__MATERIAL FOR THIS EXERCISE__:

◆ ◆ ◆ ◆ ◆ ◆ ◆

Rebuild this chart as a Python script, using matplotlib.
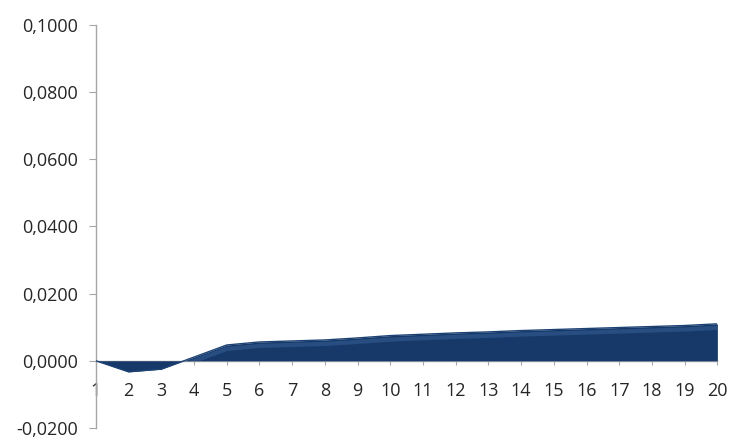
import matplotlib
matplotlib.use('Agg')
from matplotlib import pyplot as plt
from matplotlib import transforms
from matplotlib.ticker import FuncFormatter

# data
periods = list(range(1, 21))
values = [0.0, -0.0033, -0.0025, 0.0011, 0.0047, 0.0056, 0.0059, 0.0062,
          0.0068, 0.0075, 0.0079, 0.0083, 0.0086, 0.0090, 0.0093, 0.0096,
          0.0099, 0.0102, 0.0105, 0.0110]
y_ticks = [-0.02, 0.0, 0.02, 0.04, 0.06, 0.08, 0.10]


def comma_fmt(v, pos):
    return '{:.4f}'.format(v).replace('.', ',')


def main():
    plt.rcParams['font.family'] = ['Open Sans', 'DejaVu Sans']
    fig = plt.figure(figsize=(7.32, 4.38), dpi=100)
    ax = fig.add_axes([0.131, 0.023, 0.849, 0.92])

    # area, plus a lighter band just under the top edge for the bevel look
    poly = ax.fill_between(periods, values, 0, color='#16396a', lw=0, zorder=2)
    shifted = transforms.offset_copy(ax.transData, fig=fig, x=0, y=-4,
                                     units='dots')
    band, = ax.plot(periods, values, color='#3a6296', lw=3, alpha=0.5,
                    transform=shifted, zorder=3)
    band.set_clip_path(poly.get_paths()[0], ax.transData)
    ax.plot(periods, values, color='#1d4274', lw=1.0, zorder=4)

    ax.set_xlim(1, 20)
    ax.set_ylim(-0.02, 0.1)
    ax.set_yticks(y_ticks)
    ax.yaxis.set_major_formatter(FuncFormatter(comma_fmt))
    ax.set_xticks(periods)
    ax.set_xticklabels([str(p) for p in periods])

    for side in ['top', 'right']:
        ax.spines[side].set_visible(False)
    ax.spines['bottom'].set_position(('data', 0))
    ax.spines['bottom'].set_zorder(1)
    for side in ['left', 'bottom']:
        ax.spines[side].set_color('#a6a6a6')
        ax.spines[side].set_linewidth(1.0)

    ax.tick_params(axis='y', length=5, color='#a6a6a6', pad=8,
                   labelsize=13, labelcolor='#262626')
    ax.tick_params(axis='x', length=3, color='#a6a6a6', pad=12,
                   labelsize=13, labelcolor='#262626')

    fig.savefig('out.png', dpi=100)


if __name__ == '__main__':
    main()
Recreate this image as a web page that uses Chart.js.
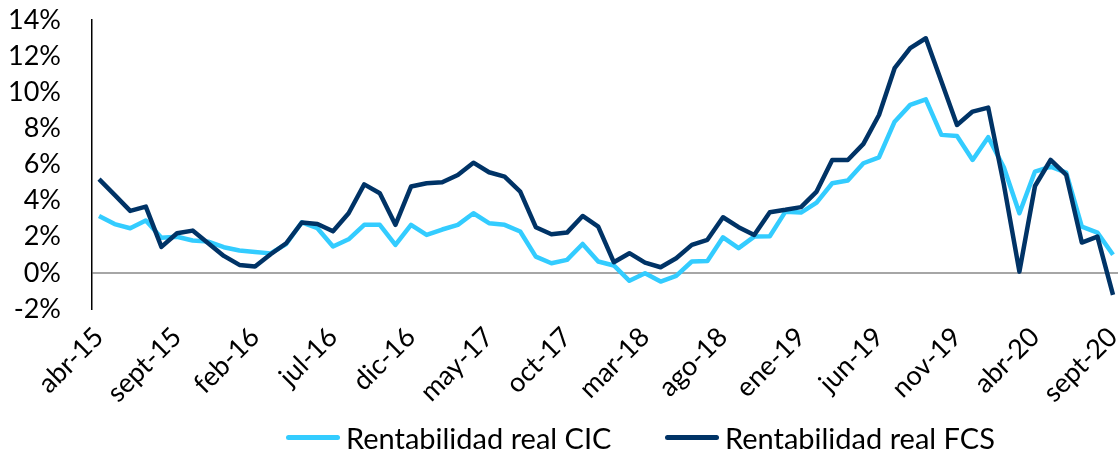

◆ ◆ ◆ ◆ ◆ ◆ ◆

__TASK STATEMENT__:
Skip the pictures and transcribe the rest of the records exactly.

__RESULT__:
Rebuild this chart as a Python script, using matplotlib.
import matplotlib
matplotlib.use('Agg')
from matplotlib import pyplot as plt
from matplotlib import transforms
from matplotlib.ticker import FuncFormatter

# data
periods = list(range(1, 21))
values = [0.0, -0.0033, -0.0025, 0.0011, 0.0047, 0.0056, 0.0059, 0.0062,
          0.0068, 0.0075, 0.0079, 0.0083, 0.0086, 0.0090, 0.0093, 0.0096,
          0.0099, 0.0102, 0.0105, 0.0110]
y_ticks = [-0.02, 0.0, 0.02, 0.04, 0.06, 0.08, 0.10]


def comma_fmt(v, pos):
    return '{:.4f}'.format(v).replace('.', ',')


def main():
    plt.rcParams['font.family'] = ['Open Sans', 'DejaVu Sans']
    fig = plt.figure(figsize=(7.32, 4.38), dpi=100)
    ax = fig.add_axes([0.131, 0.023, 0.849, 0.92])

    # area, plus a lighter band just under the top edge for the bevel look
    poly = ax.fill_between(periods, values, 0, color='#16396a', lw=0, zorder=2)
    shifted = transforms.offset_copy(ax.transData, fig=fig, x=0, y=-4,
                                     units='dots')
    band, = ax.plot(periods, values, color='#3a6296', lw=3, alpha=0.5,
                    transform=shifted, zorder=3)
    band.set_clip_path(poly.get_paths()[0], ax.transData)
    ax.plot(periods, values, color='#1d4274', lw=1.0, zorder=4)

    ax.set_xlim(1, 20)
    ax.set_ylim(-0.02, 0.1)
    ax.set_yticks(y_ticks)
    ax.yaxis.set_major_formatter(FuncFormatter(comma_fmt))
    ax.set_xticks(periods)
    ax.set_xticklabels([str(p) for p in periods])

    for side in ['top', 'right']:
        ax.spines[side].set_visible(False)
    ax.spines['bottom'].set_position(('data', 0))
    ax.spines['bottom'].set_zorder(1)
    for side in ['left', 'bottom']:
        ax.spines[side].set_color('#a6a6a6')
        ax.spines[side].set_linewidth(1.0)

    ax.tick_params(axis='y', length=5, color='#a6a6a6', pad=8,
                   labelsize=13, labelcolor='#262626')
    ax.tick_params(axis='x', length=3, color='#a6a6a6', pad=12,
                   labelsize=13, labelcolor='#262626')

    fig.savefig('out.png', dpi=100)


if __name__ == '__main__':
    main()
Recreate this image as a web page that uses Chart.js.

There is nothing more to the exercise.